Party Down

Party Down: Navigating the Summer Social Scene Together

By Emily Johnson

A friend is in a six-month burgeoning relationship. She’s very independent, down-to-earth, and dating a sweet guy. He wants to spend all his time with her. For her part she’s trying to establish some boundaries.

They were going to a party one night and she was a bit dreading it. “I want to be free to have a good time, and not have to worry about him,” she continued. “I like to be able to do my own thing,” she said, “you know?”

“But sometimes I just get defensive and mean,” she said and then laughed. “It makes him keener, if anything!”

Separate Lives

I remembered instantly what it was like to negotiate a party with my ex, and finding it an unexpected minefield. “Festivals are for old friends and new lovers,” someone told me at a festival after he’d lost me (on purpose).

Now, listening to my friend on the other side of this equation I understood better my ex’s need to exert independence, even though he was being a jerk, and my counterproductive neediness in response.

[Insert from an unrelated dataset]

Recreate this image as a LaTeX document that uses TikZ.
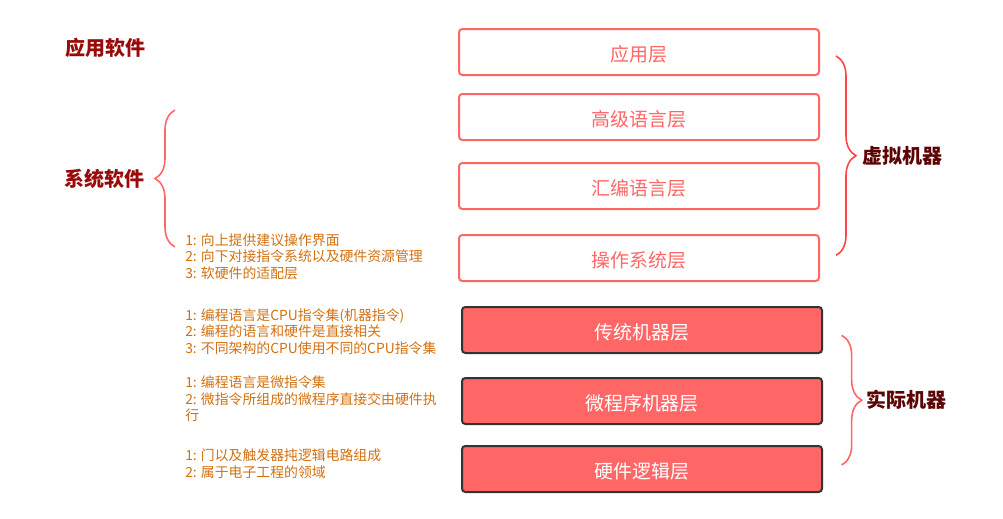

As I relax through the long weekend of Memorial Day I’m happy to be going into summer sans partner.

Read more in the July 2016 issue of Industry Magazine.

Sticking Together

I was bartending at an after party for a play, and one of the actors was very young, obviously fresh to the scene, and excited. A few times he came over to shyly ask for wine. He checked in with his girlfriend, was very attentive, even as he had attention from all corners.

As the crowd thinned and the wine bottles emptied, he came over once more for a last cup. The girlfriend stopped him, saying, “Do you really wanna do that?”

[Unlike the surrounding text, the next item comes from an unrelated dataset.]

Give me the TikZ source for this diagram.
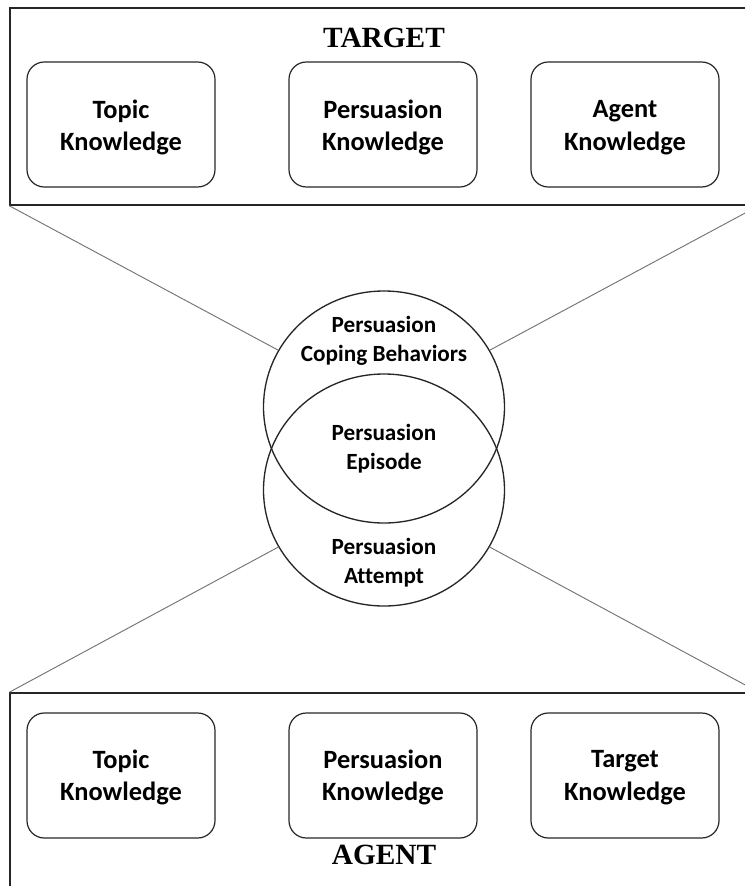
\documentclass[tikz,border=0pt]{standalone}
\usepackage{fontspec}
\setmainfont{Liberation Serif}
\newfontfamily\calfont[Ligatures=NoCommon]{Carlito}
\usetikzlibrary{shapes.geometric}
\begin{document}
\begin{tikzpicture}[x=0.75pt,y=-0.75pt,
  panel/.style={draw=black!85, line width=1.1pt, inner sep=0pt},
  kbox/.style={draw=black!85, line width=0.9pt, rounded corners=13pt, minimum width=141pt, minimum height=93.75pt, inner sep=0pt},
  ktext/.style={align=center, font=\calfont\bfseries\fontsize{19.8}{24.5}\selectfont},
  venn/.style={draw=black!85, line width=1.0pt, ellipse, minimum width=180.75pt, minimum height=174pt, inner sep=0pt},
  vtext/.style={align=center, font=\calfont\bfseries\fontsize{17.4}{21.5}\selectfont},
  title/.style={font=\bfseries\fontsize{22}{24}\selectfont},
  link/.style={draw=black!55, line width=0.7pt}]
\useasboundingbox (0,0) rectangle (745,886);
\clip (0,0) rectangle (745,886);
% panels
\node[panel, minimum width=561pt, minimum height=147.75pt] (target) at (384,106.5) {};
\node[panel, minimum width=561pt, minimum height=155.25pt] (agent) at (384,796.5) {};
\node[title] (ttl) at (384,38) {TARGET};
\node[title] (atl) at (384,855) {AGENT};
% top boxes
\node[kbox] (t1) at (121,124.5) {};
\node[kbox] (t2) at (383,124.5) {};
\node[kbox] (t3) at (625,124.5) {};
\node[ktext] at (121,127.5) {Topic\\Knowledge};
\node[ktext] at (383,127.5) {Persuasion\\Knowledge};
\node[ktext] at (625,127.5) {Agent\\Knowledge};
% bottom boxes
\node[kbox] (b1) at (121,775.5) {};
\node[kbox] (b2) at (383,775.5) {};
\node[kbox] (b3) at (625,775.5) {};
\node[ktext] at (121,777.5) {Topic\\Knowledge};
\node[ktext] at (383,777.5) {Persuasion\\Knowledge};
\node[ktext] at (625,777.5) {Target\\Knowledge};
% venn
\node[venn] (up) at (384,407) {};
\node[venn] (lo) at (384,490) {};
\node[vtext] (vc) at (384,341) {Persuasion\\Coping Behaviors};
\node[vtext] (ve) at (384,449) {Persuasion\\Episode};
\node[vtext] (va) at (384,563) {Persuasion\\Attempt};
% connectors
\draw[link] (target.south west) -- (up);
\draw[link] (target.south east) -- (up);
\draw[link] (agent.north west) -- (lo);
\draw[link] (agent.north east) -- (lo);
\end{tikzpicture}
\end{document}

He hung his head a bit, and she backed off right away. “Well it’s your night you do what you want.”

Couples, man.

I watched idly this little scene, he was overacting on stage but very real right now.

Off to the side the main actor, a studly Irish gent of middle age, stood with an older woman,  a member of the board. She’s impeccably turned out–I want her patent leather shoes–and she takes a gentle but firm hold of his arm as she leans in to whisper to him.

All 6’2 of him laughs and leans in and out. This one was better on stage, maybe too good off.

The house managers, suddenly off duty, invited me to scour the BBQ leftovers and to give them a beer. We chatted and bided our time til the hall was empty, or empty enough to gently nudge the remainders.